Merger – When two or more businesses agree to join together to form a new company
To remember what merger means use one of the following two mnemonics:
"I find you guilty of murder!" said the judge (merger). When the two companies formed into one new company, it didn't work out.
Or if you know what merge means:
To merge a (merger) number of businesses into one takes a lot of work.
A merger is different from a takeover. The key difference is that a merger involves a new firm being created and a takeover involves one firm acquiring the other. Companies will merge because one company can’t afford to buy the other out and vice versa, leading to the fact that mergers are normally carried between companies of a similar size. Often the shareholders refuse to sell but can see great gains if a merger occurs. In a merger, the companies involved decide to form a business entity and agree so voluntarily.
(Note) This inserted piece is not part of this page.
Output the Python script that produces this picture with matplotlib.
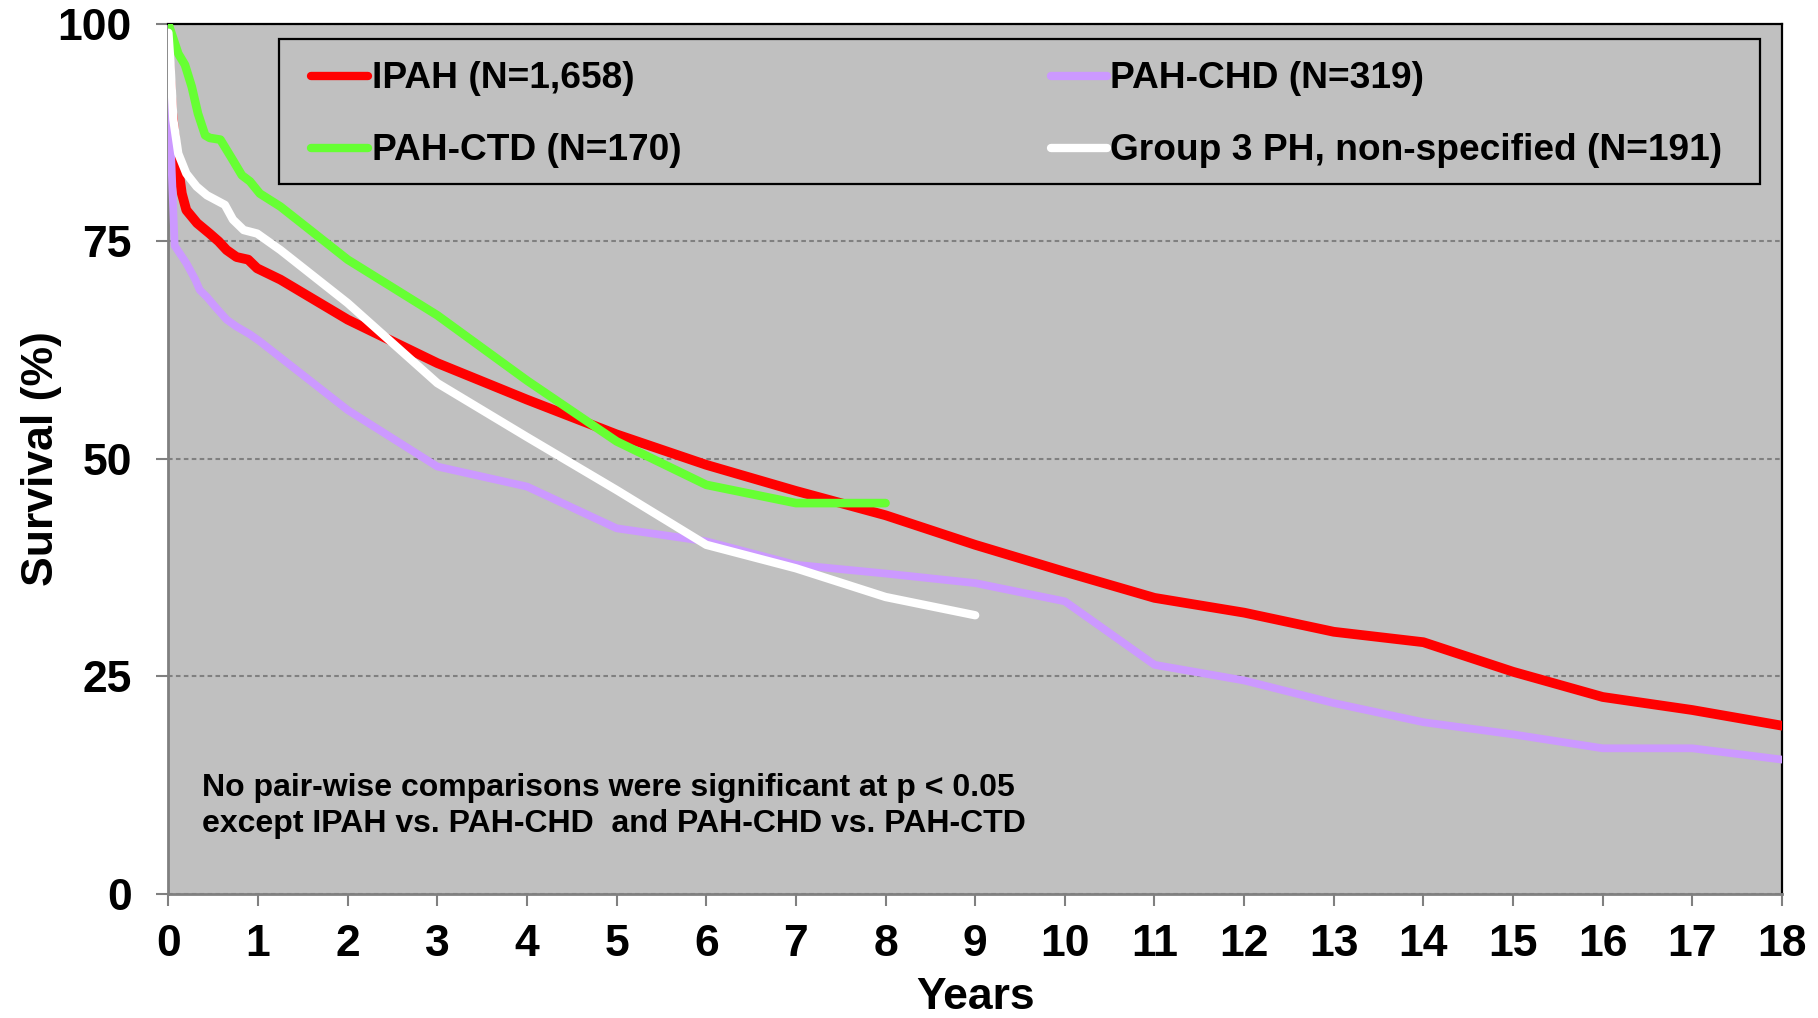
import matplotlib
matplotlib.use("Agg")
import matplotlib.pyplot as plt
from matplotlib.patches import Rectangle

plt.rcParams['font.family'] = ['Liberation Sans', 'DejaVu Sans']
plt.rcParams['font.weight'] = 'bold'

# ---------------- data ----------------
ipah_t = [0, 0.04, 0.09, 0.15, 0.20, 0.32, 0.46, 0.56, 0.65, 0.76, 0.89, 0.99, 1.25,
          2, 3, 4, 5, 6, 7, 8, 9, 10, 11, 12, 13, 14, 15, 16, 17, 18]
ipah_s = [97, 90, 85, 80.5, 78.6, 77.1, 75.9, 75.0, 74.0, 73.2, 72.9, 71.9, 70.6,
          66.0, 61.0, 56.8, 52.8, 49.3, 46.3, 43.5, 40.1, 37.0, 34.0, 32.3, 30.1, 28.9,
          25.5, 22.6, 21.1, 19.3]

chd_t = [0, 0.03, 0.07, 0.20, 0.30, 0.35, 0.43, 0.52, 0.65, 0.76, 0.91, 1.02,
         2, 3, 4, 5, 6, 7, 8, 9, 10, 11, 12, 13, 14, 15, 16, 17, 18]
chd_s = [95, 85, 74.5, 72.5, 70.6, 69.4, 68.6, 67.5, 66.0, 65.2, 64.3, 63.5,
         55.6, 49.1, 46.8, 42.0, 40.5, 37.8, 36.8, 35.7, 33.6, 26.3, 24.5, 21.9, 19.7,
         18.3, 16.7, 16.7, 15.4]

ctd_t = [0, 0.11, 0.185, 0.26, 0.33, 0.41, 0.46, 0.58, 0.71, 0.82, 0.91, 1.02, 1.25,
         2, 3, 4, 5, 6, 7, 8]
ctd_s = [100, 96.6, 95.3, 92.8, 89.7, 87.2, 86.9, 86.7, 84.5, 82.6, 81.9, 80.5, 79.0,
         72.9, 66.5, 59.0, 52.0, 47.0, 44.9, 44.9]

g3_t = [0, 0.02, 0.055, 0.11, 0.20, 0.315, 0.43, 0.63, 0.72, 0.84, 0.99, 1.25,
        2, 3, 4, 5, 6, 7, 8, 9]
g3_s = [99, 96, 89.0, 85.1, 82.8, 81.3, 80.3, 79.2, 77.5, 76.3, 75.9, 74.0,
        67.9, 58.7, 52.5, 46.4, 40.1, 37.4, 34.1, 32.0]

labels = ["IPAH (N=1,658)", "PAH-CHD (N=319)", "PAH-CTD (N=170)",
          "Group 3 PH, non-specified (N=191)"]
colors = ["#FF0000", "#CC99FF", "#66FF33", "#FFFFFF"]
x_ticks = list(range(0, 19))
y_ticks = [0, 25, 50, 75, 100]
note_lines = ["No pair-wise comparisons were significant at p < 0.05",
              "except IPAH vs. PAH-CHD  and PAH-CHD vs. PAH-CTD"]

# ---------------- figure ----------------
W, H = 1818, 1018
fig = plt.figure(figsize=(W / 100, H / 100), dpi=100)
L, R, T, B = 168.4, 1782.0, 24.0, 893.5
ax = fig.add_axes([L / W, 1 - B / H, (R - L) / W, (B - T) / H])
ax.set_facecolor("#C0C0C0")

series = [(ipah_t, ipah_s, 7.0), (chd_t, chd_s, 5.6), (ctd_t, ctd_s, 6.2), (g3_t, g3_s, 6.0)]
for (t, s, lw), c in zip(series, colors):
    ax.plot(t, s, color=c, lw=lw, solid_capstyle='round', solid_joinstyle='round', zorder=3)

ax.set_xlim(0, 18)
ax.set_ylim(0, 100)
ax.set_xticks(x_ticks)
ax.set_yticks(y_ticks)
ax.set_axisbelow(True)
ax.yaxis.grid(True, color="#808080", lw=1.5, linestyle=(0, (2.2, 1.6)))
ax.xaxis.grid(False)

for side in ("left", "bottom"):
    ax.spines[side].set_color("#808080")
    ax.spines[side].set_linewidth(2.0)
for side in ("top", "right"):
    ax.spines[side].set_color("black")
    ax.spines[side].set_linewidth(1.6)

ax.tick_params(axis='both', direction='out', length=8.4, width=1.5, color="#808080",
               labelsize=32)
ax.tick_params(axis='x', pad=13.5)
ax.tick_params(axis='y', pad=18)
for lab in ax.get_xticklabels() + ax.get_yticklabels():
    lab.set_fontweight('bold')

ax.set_xlabel("Years", fontsize=32, fontweight='bold')
ax.set_ylabel("Survival (%)", fontsize=32, fontweight='bold')
ax.xaxis.set_label_coords(0.5, -0.0965)
ax.yaxis.set_label_coords(-0.0660, 0.5)

# ---------------- legend (drawn as a boxed key) ----------------
def axx(X):
    return (X - L) / (R - L)

def axy(Y):
    return (B - Y) / (B - T)

frame = Rectangle((axx(279.2), axy(184.3)), axx(1760) - axx(279.2), axy(39.3) - axy(184.3),
                  transform=ax.transAxes, facecolor="none", edgecolor="black", lw=1.6,
                  zorder=5)
ax.add_patch(frame)
legend_slots = [  # (handle start X, handle end X, text X, center Y, baseline Y)
    (310.8, 368.0, 371.5, 75.7, 88.3),
    (1051.0, 1107.0, 1109.7, 75.7, 88.3),
    (310.8, 368.0, 371.5, 148.3, 160.5),
    (1051.0, 1107.0, 1109.7, 148.3, 160.5),
]
order = [0, 1, 2, 3]  # IPAH, PAH-CHD, PAH-CTD, Group 3
for idx, (hx0, hx1, tx, cy, by) in zip(order, legend_slots):
    ax.plot([axx(hx0), axx(hx1)], [axy(cy), axy(cy)], transform=ax.transAxes,
            color=colors[idx], lw=6.0, solid_capstyle='round', clip_on=False, zorder=6)
    ax.text(axx(tx), axy(by), labels[idx], transform=ax.transAxes, fontsize=26.7,
            fontweight='bold', ha='left', va='baseline', zorder=6)

# ---------------- note ----------------
ax.text(axx(202), axy(796), note_lines[0], transform=ax.transAxes, fontsize=23,
        fontweight='bold', ha='left', va='baseline', zorder=6)
ax.text(axx(202), axy(832), note_lines[1], transform=ax.transAxes, fontsize=23,
        fontweight='bold', ha='left', va='baseline', zorder=6)

fig.savefig("out.png", dpi=100, facecolor="white")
A new name to trade under is often created.
The benefits of a merger are similar to those of an acquisition:
Both companies once merged can share their customer base and sell to those neither could previously.
Economies of scale can also be made, as making more of one item with the same factory will bring greater profits by saving on the cost per unit.
Reducing competition could mean that prices could be increased without loss of business, so more profits for both.
Care must be taken with mergers because different staff cultures with no clear leader could cause staff to leave.
Other issues include redundancies which usually occur with a merger, so this must be considered.